Table 3 Daily behavior summary

As shown in Table 3, the proposed algorithm predicts an accurate behavior of both daily bought and sold energy with an error of around only 3%. Therefore, the proposed algorithm can be a simple and cheap alternative to the existing complicated PV uncertainty methods that suit the developing countries’ home requirements.

The proposed algorithm predicts the PV power in a simple and efficient way that suits smart home energy management systems. Most of the existing prediction methods depend on complex artificial intelligence techniques. These techniques are based on learning process by raw historical data of solar radiation during many past years. However, the proposed method applies on monthly models for both clear and cloudy sky scenarios based on GIS data. Solar radiation monthly models provide an accurate estimation of daily PV power that minimizes long and complicated learning process of such artificial intelligence techniques. Also, simplicity of the proposed algorithm suits any controller’s hardware requirements, which facilitate implementing cheap and simple non-internet-based smart home energy management systems.

5 Conclusion

Rooftop PV/battery systems can be an excellent source for simple societies and homes in many developing countries.

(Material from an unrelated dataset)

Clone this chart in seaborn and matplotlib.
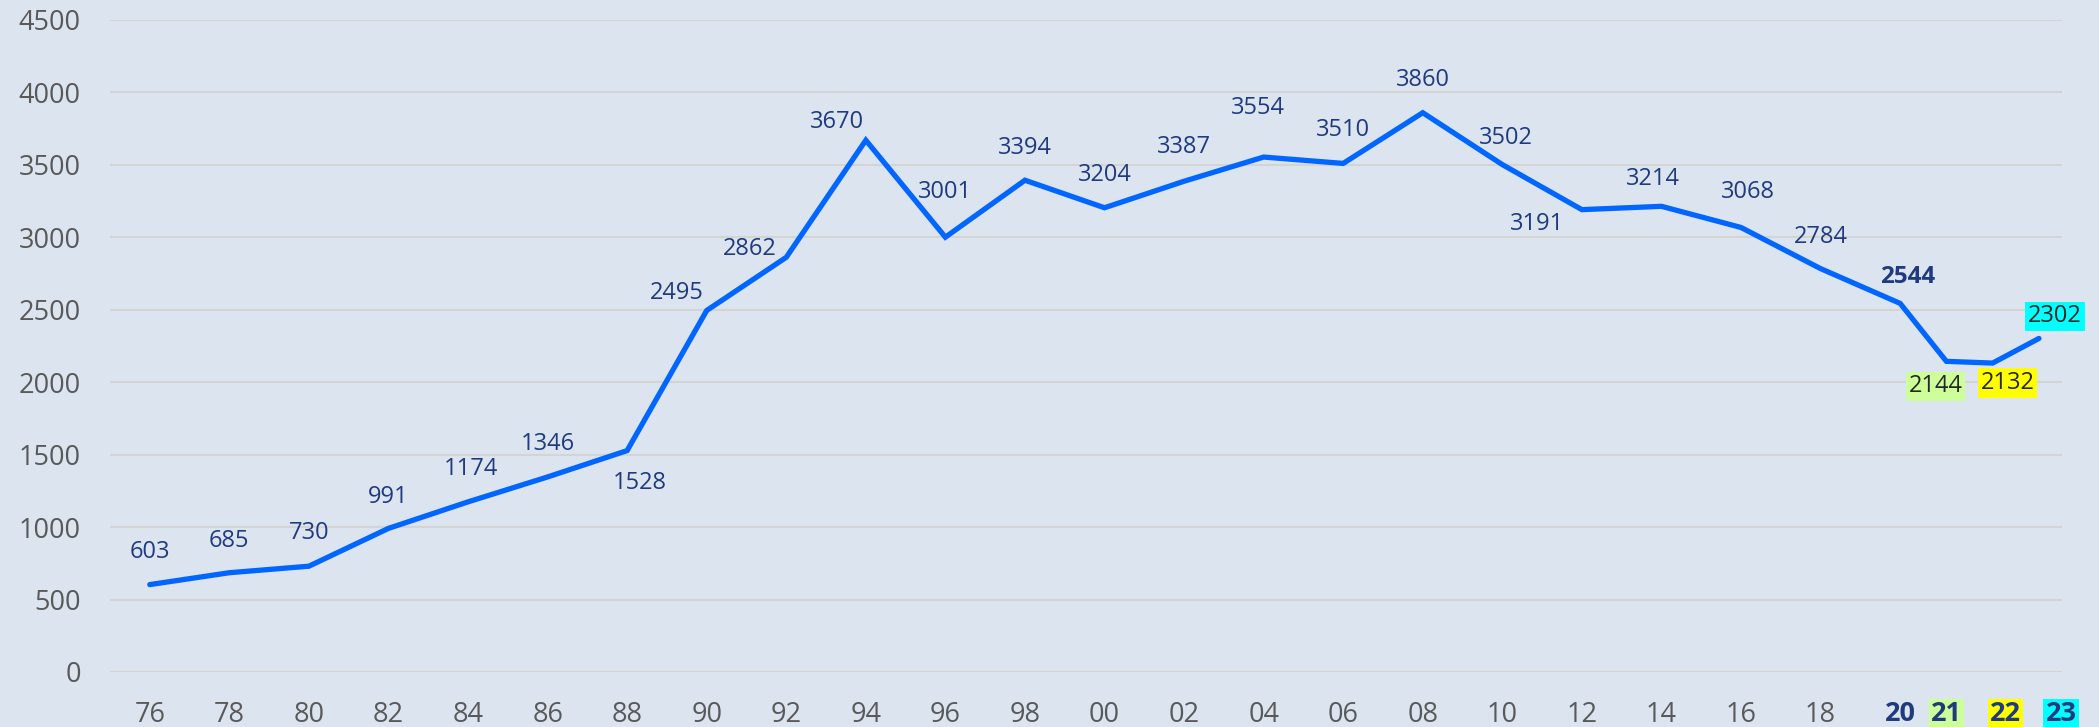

Smart home energy management systems can be used to optimize energy consumption in a home by using data from various sources, such as weather forecasts, occupancy patterns, and solar energy production. The real-time management phase should consider uncertainty in solar photovoltaic (PV) energy production, such as changes in weather conditions or shading of the PV panels. This allows the system to make more accurate predictions about the amount of energy that will be available, and to adjust consumption accordingly.

A new adaptive clearness index is proposed to estimate PV power for the real-time rescheduling process. Real-time solar radiation data can be predicted by using measured PV power via a smart meter. In the proposed scheme, both average clear and cloudy average days have been processed based on free-of charge GIS models to estimate updated PV power.

Most of the existing short-term prediction methods depend on complex artificial intelligence techniques. These techniques are based on the learning process of raw historical data of solar radiation from many past years. Although artificial intelligence techniques are complex, they can’t cover all expected variances in PV power all over the year by one or two models. However, the proposed method applies to monthly models for both clear and cloudy sky scenarios based on GIS data.

Solar radiation monthly models provide an accurate estimation of daily PV power that minimizes the long and complicated learning process of such artificial intelligence techniques. Also, the simplicity of the proposed algorithm suits any controller’s hardware requirements, which facilitates the implementation of cheap and simple non-internet-based smart home energy management systems.

PV power can be calculated for the following interval by interpolation between clear/cloudy and the calculated solar irradiance. Historical solar irradiation data and interpolated ones are analyzed to define the accuracy of the proposed SHEMS in real-time operation. Under the study conditions, the proposed PV uncertainty assessment provides a cheap simple fast, and non-internet-based solution for predicting PV power in real-time operation. Maximum root means square percentage errors of both predicted PV power and energy are 15.7% and 1.77%, respectively, within four studied days, two days in each summer and winter seasons. The proposed index has a moderate accuracy in power due to the prediction delay of 15 min time intervals. While PV energy prediction has perfectly matched the actual one.

A MILP-based SHEMS has been applied to validate the accuracy of the suggested index in the real operation rescheduling process. The proposed index has a maximum error of about 3% in both sold and bought energy in the studied case within the studied four days. By getting benefits from available GIS based solar insolation data and only PV power measurement the proposed index provides an accurate inexpensive fast and uncomplicated method to estimate PV power in real-time operation of SHEMS that match developing countries’ home characteristics.